JNTO 震災後の訪日市場の見通しを分析
日本政府観光局(JNTO)は9月6日、東京のホテルでJNTOの賛助団体・会員を対象に震災後の訪日観光復興をテーマにした個別相談会と講演会を開いた。前日の5日には東京以外では初めて、大阪市内でも行った。
9時30~17時45分まで行われた個別相談に加え、東京会場では北京大学研究員でコラムニストの加藤嘉一さんが「震災後の日本に中国人観光客を迎えるには」をテーマに講演したほか、JNTO担当者が訪日旅行市場の現状と今後の見通しを話した。
加藤さんは1984年生まれの27歳。英フィナンシャル・タイムズ中国版のコラムニストであり、2008年に開設した自身のブログのアクセスがこれまでに5500万を超えるなど、中国で最も著名な日本人コラムニストと呼ばれる。
講演で加藤さんは、日中国交正常化40周年にあたる2012年に中国から3千人の若者を日本に招待し、これを日本から中国に向けた旅行者回復への期待のメッセージとするよう提案した。
また、「観光交流は相互交流であることが大事。中国人は大きな目標が好きですから、毎年1万人規模の相互交流に発展させては」などと話した。

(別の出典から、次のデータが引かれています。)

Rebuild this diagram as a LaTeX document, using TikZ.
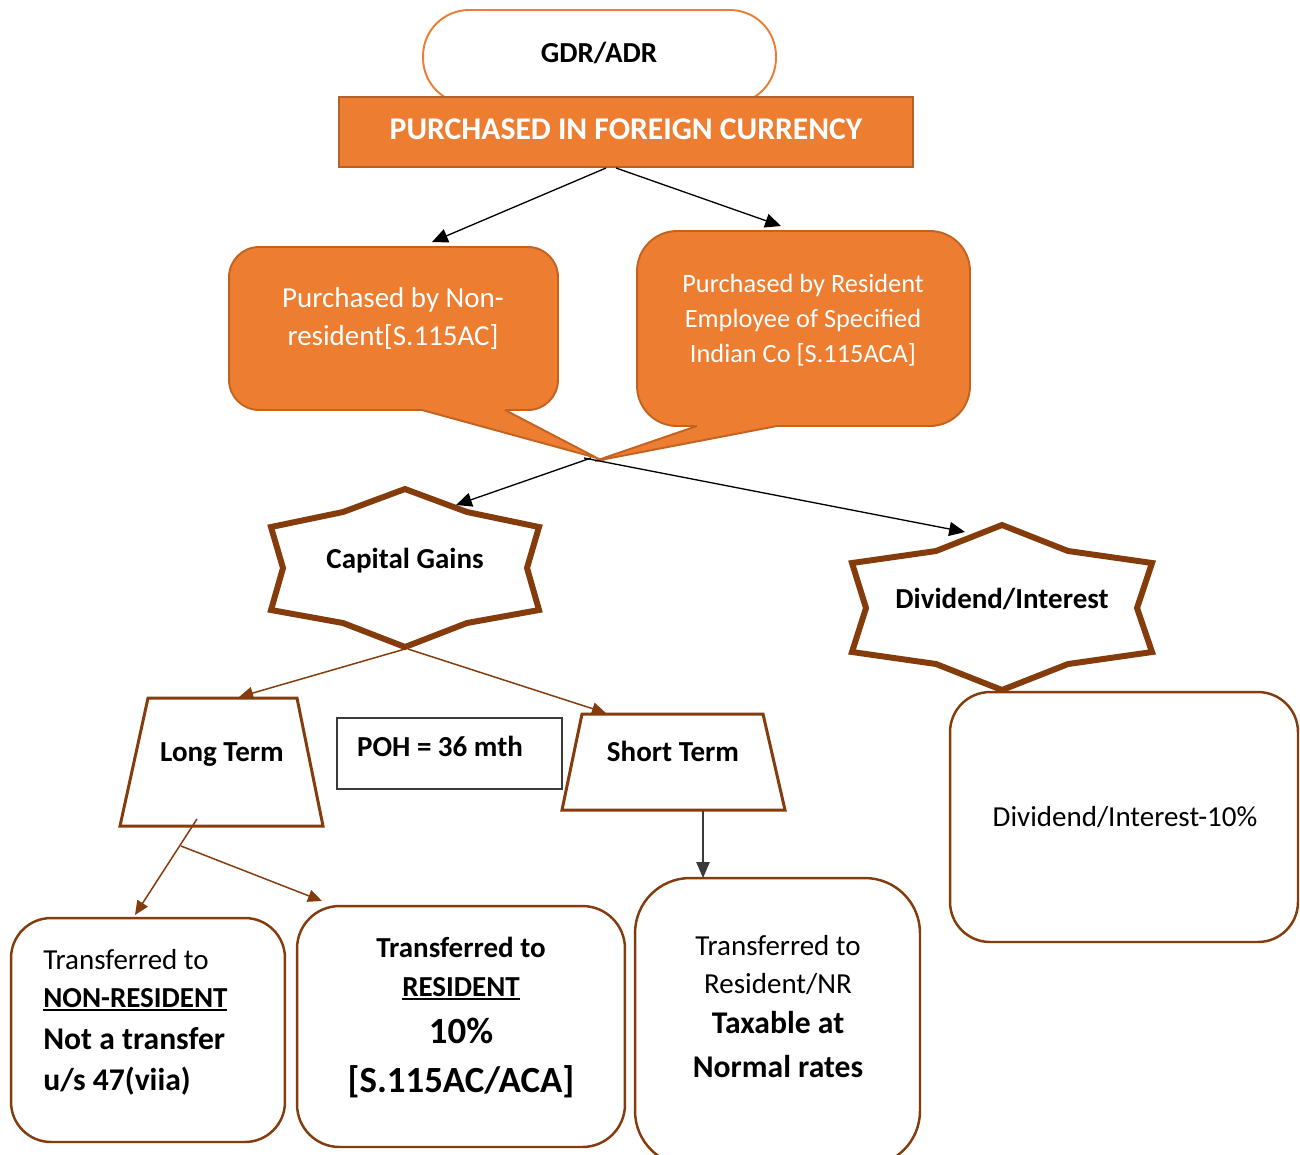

中国人の日本への関心については、「健康食品、水、米、サプリメント、美容、スパ、介護と多岐にわたります。中国人は多様性を重んじ、旅行では多様性を求めます。日本旅館での手を振っての見送りにも感動します」と例をあげ、「日本で当たり前に行っていることが、中国人を迎えるときの財産です」と勇気づけた。
訪日旅行市場の現状と見通しは、ビジット・ジャパン・キャンペーン(VJC)の重点15市場について担当者が解説。今後の見通しでは、原発事故の収束、もしくは国際的な機関が発する終息宣言まで本格的な回復は見込めないが、市場別に回復を後押しする材料もある。
最大の訪日国、韓国についてはLCCの日本就航ラッシュや9月25日の仙台定期便の再開、中国は10月の国慶節休暇向け日本ツアーの販売が試金石になるとしている。
台湾は震災後の訪日旅行者の回復が早く(8月は対前年比12・6%減)、訪日旅行者のクチコミに期待が寄せられている。